Недавно ко мне пришел В. А. Каверин. Мы заговорили о нашей литературе. Вениамин Александрович остался оптимистом, хотя той литературы, о которой он мечтал в 1954 году, не увидел, может быть, и не увидит. Он говорил, что любой средний писатель в любом журнале пишет теперь свободнее и что конъюнктурщикам пришлось потесниться. Это правда, и объясняется это прежде всего духовным ростом читателей. Сто лет назад писатели учили молодую русскую интеллигенцию мыслить и чувствовать. Положение изменилось, и, как это ни парадоксально звучит, я решусь сказать, что теперь читатели многому научили среднего писателя.
3
Я просмотрел старые подшивки газет. 1954, 1955 и 1956 годы — последний до событий в Венгрии — были помечены некоторой разрядкой международной напряженности или, как говорили западные обозреватели, началом «оттепели». Газетная бумага бистро дряхлеет, стареет, и листы кажутся хроникой далекого прошлого, однако слишком многие статьи могли бы быть написаны вчера. В те годы мы слишком предавались иллюзии да и слишком легко отчаивались.
В мае 1954 года я попал в Париж — должен был вручить Пьеру Коту премию Мира. После Парижского конгресса мне не давали французской визы, это было неизменным, хотя правительства во Франции менялись каждые полгода. Я увидел Париж после пятилетней разлуки. Поехал я с Любой, и Кот уговорил нас поселиться в отдельной квартире, служившей ему рабочим кабинетом. Жил он в старой части Парижа — на острове Сен-Луи, где любой дом казался историческим памятником.

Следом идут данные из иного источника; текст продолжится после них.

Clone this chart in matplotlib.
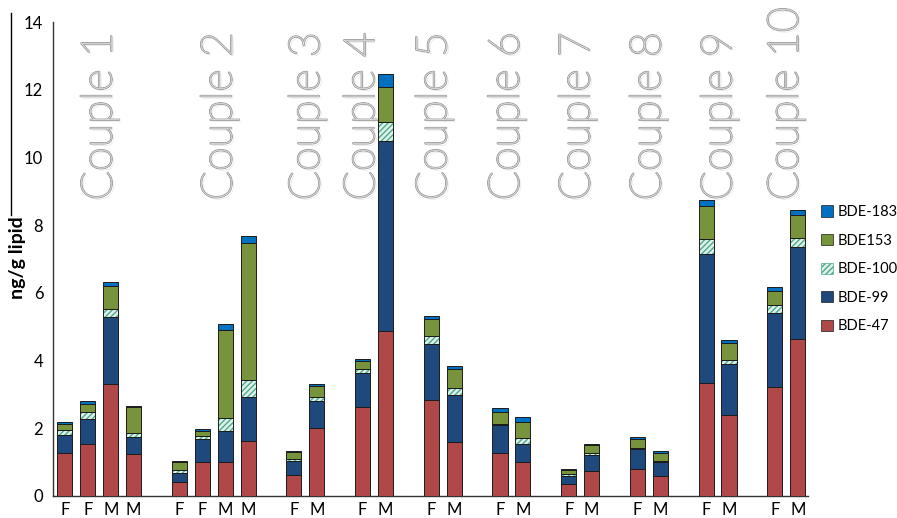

Конечно, город изменился: площади, набережные, улицы ещё гуще были запружены и заставлены машинами; росли огромные пригороды; бары с едким голубоватым светом, или «снек-бары», по-нашему, забегаловки, вытеснили старые уютные кафе. Однако Париж трудно изменить, слишком много в нём старых домов, цепких привычек, надышанного воздуха.
Рано утром я бродил по узеньким улочкам Сен-Луи; влюбленные, расставаясь, долго, старательно целовались; на ручных тележках лежали букетики ландышей; старики прогуливали собачонок, а вечная чешуя Сены, что ни мгновение, менялась.